> **GIVEN PROBLEM**: Only the lines from the start of the data to the line containing "plt.rcParams['font.family'] = ['DejaVu Sans']", both included, should be output, exactly and without pictures.

> **SUPPLIED INFORMATION**:

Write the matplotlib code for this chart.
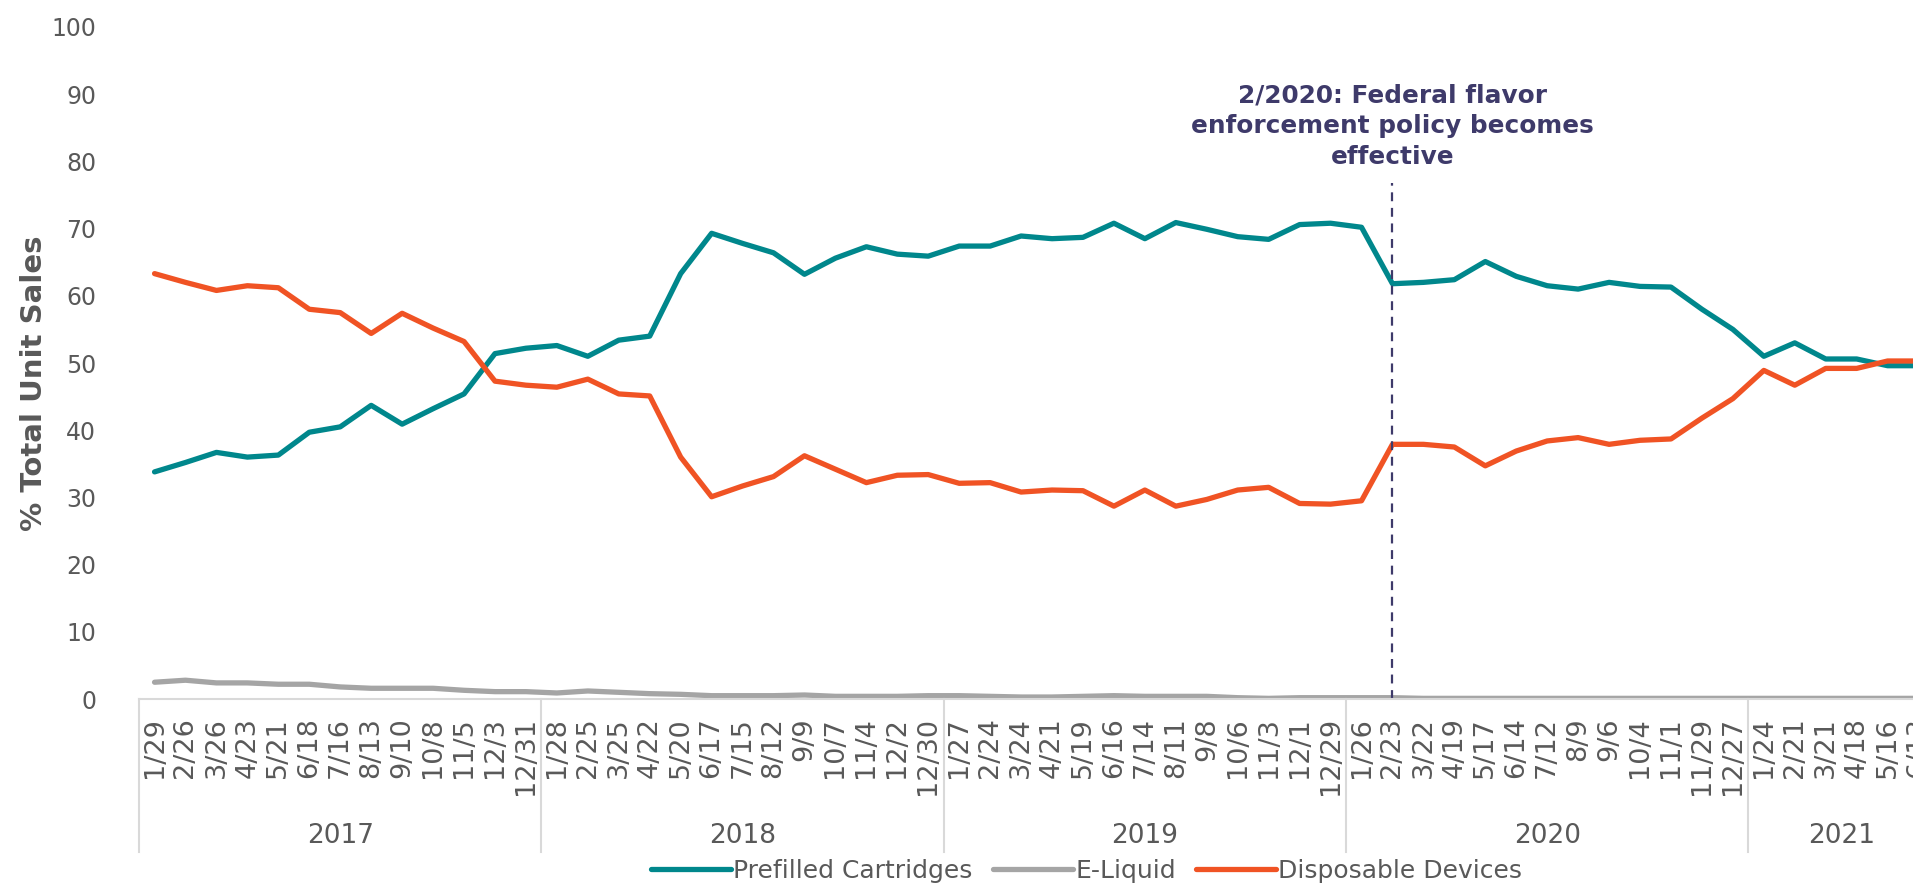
import matplotlib
matplotlib.use("Agg")
import matplotlib.pyplot as plt
import matplotlib.transforms as mtransforms

plt.rcParams['font.family'] = ['DejaVu Sans']

# 4週ごとの期間末日
dates_2017 = ["1/29", "2/26", "3/26", "4/23", "5/21", "6/18", "7/16", "8/13", "9/10", "10/8", "11/5", "12/3", "12/31"]
dates_2018 = ["1/28", "2/25", "3/25", "4/22", "5/20", "6/17", "7/15", "8/12", "9/9", "10/7", "11/4", "12/2", "12/30"]
dates_2019 = ["1/27", "2/24", "3/24", "4/21", "5/19", "6/16", "7/14", "8/11", "9/8", "10/6", "11/3", "12/1", "12/29"]
dates_2020 = ["1/26", "2/23", "3/22", "4/19", "5/17", "6/14", "7/12", "8/9", "9/6", "10/4", "11/1", "11/29", "12/27"]
dates_2021 = ["1/24", "2/21", "3/21", "4/18", "5/16", "6/13"]
years = ["2017", "2018", "2019", "2020", "2021"]
year_dates = [dates_2017, dates_2018, dates_2019, dates_2020, dates_2021]

prefilled = [33.8, 35.2, 36.7, 36.0, 36.3, 39.7, 40.5, 43.7, 40.9, 43.2, 45.4, 51.4, 52.2,
             52.6, 51.0, 53.4, 54.0, 63.3, 69.3, 67.8, 66.4, 63.2, 65.6, 67.3, 66.2, 65.9,
             67.4, 67.4, 68.9, 68.5, 68.7, 70.8, 68.5, 70.9, 69.9, 68.8, 68.4, 70.6, 70.8,
             70.2, 61.8, 62.0, 62.4, 65.1, 62.9, 61.5, 61.0, 62.0, 61.4, 61.3, 58.0, 55.0,
             51.0, 53.0, 50.6, 50.6, 49.6, 49.6]
eliquid = [2.5, 2.8, 2.4, 2.4, 2.2, 2.2, 1.8, 1.6, 1.6, 1.6, 1.3, 1.1, 1.1,
           0.9, 1.2, 1.0, 0.8, 0.7, 0.5, 0.5, 0.5, 0.6, 0.4, 0.4, 0.4, 0.5,
           0.5, 0.4, 0.3, 0.3, 0.4, 0.5, 0.4, 0.4, 0.4, 0.2, 0.1, 0.2, 0.2,
           0.2, 0.2, 0.1, 0.1, 0.1, 0.1, 0.1, 0.1, 0.1, 0.1, 0.1, 0.1, 0.1,
           0.1, 0.1, 0.1, 0.1, 0.1, 0.1]
disposable = [63.3, 62.0, 60.8, 61.5, 61.2, 58.0, 57.5, 54.4, 57.4, 55.2, 53.2, 47.3, 46.7,
              46.4, 47.6, 45.4, 45.1, 36.0, 30.1, 31.7, 33.1, 36.2, 34.2, 32.2, 33.3, 33.4,
              32.1, 32.2, 30.8, 31.1, 31.0, 28.7, 31.1, 28.7, 29.7, 31.1, 31.5, 29.1, 29.0,
              29.5, 37.9, 37.9, 37.5, 34.7, 36.9, 38.4, 38.9, 37.9, 38.5, 38.7, 41.8, 44.7,
              48.9, 46.7, 49.2, 49.2, 50.3, 50.3]

event_date = "2/23"
event_year = "2020"
event_text = "2/2020: Federal flavor\nenforcement policy becomes\neffective"

labels = [d for ds in year_dates for d in ds]
x = list(range(len(labels)))

teal = '#00878C'
gray = '#A5A5A5'
orange = '#F05324'
navy = '#3E3A6A'
txt = '#595959'

fig = plt.figure(figsize=(19.13, 8.88), dpi=100)
ax = fig.add_axes([0.0727, 0.2128, 0.9383, 0.7568])

ax.plot(x, prefilled, color=teal, lw=3.8, label='Prefilled Cartridges', solid_capstyle='round')
ax.plot(x, eliquid, color=gray, lw=3.8, label='E-Liquid', solid_capstyle='round')
ax.plot(x, disposable, color=orange, lw=3.8, label='Disposable Devices', solid_capstyle='round')

# 規制開始の縦線
ex = years.index(event_year)
ev = sum(len(ds) for ds in year_dates[:ex]) + year_dates[ex].index(event_date)
ax.plot([ev, ev], [0, 76.8], color=navy, lw=1.6, ls=(0, (4, 3)))
ax.text(ev, 85.2, event_text, ha='center', va='center', fontsize=17.8, fontweight='bold',
        color=navy, linespacing=1.35)

ax.set_xlim(-0.5, len(labels) - 0.5)
ax.set_ylim(0, 100)
ax.set_yticks(range(0, 101, 10))
ax.tick_params(axis='y', length=0, pad=31, labelsize=17, labelcolor=txt)
ax.set_xticks(x)
ax.set_xticklabels(labels, rotation=90, fontsize=19.5, color=txt, va='top')
ax.tick_params(axis='x', length=0, pad=13)
ax.set_ylabel('% Total Unit Sales', fontsize=21, fontweight='bold', color=txt)
ax.yaxis.set_label_coords(-0.0505, 0.47)

for s in ['top', 'right', 'left']:
    ax.spines[s].set_visible(False)
ax.spines['bottom'].set_color('#D9D9D9')
ax.spines['bottom'].set_linewidth(1.5)

# 年ごとの区切りと年ラベル
trans = mtransforms.blended_transform_factory(ax.transData, ax.transAxes)
start = 0
for yr, ds in zip(years, year_dates):
    ax.plot([start - 0.5, start - 0.5], [0, -0.228], color='#D9D9D9', lw=1.5,
            transform=trans, clip_on=False)
    ax.text(start + (len(ds) - 1) / 2, -0.204, yr, transform=trans, ha='center', va='center',
            fontsize=19, color=txt)
    start += len(ds)

leg = fig.legend(loc='center', bbox_to_anchor=(0.568, 0.019), ncol=3, frameon=False,
                 fontsize=18, handlelength=3.2, handletextpad=0.1, columnspacing=0.8)
for t in leg.get_texts():
    t.set_color(txt)

fig.savefig('out.png', dpi=100)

> **RESPONSE TO THIS EXERCISE**:
Write the matplotlib code for this chart.
import matplotlib
matplotlib.use("Agg")
import matplotlib.pyplot as plt
import matplotlib.transforms as mtransforms

plt.rcParams['font.family'] = ['DejaVu Sans']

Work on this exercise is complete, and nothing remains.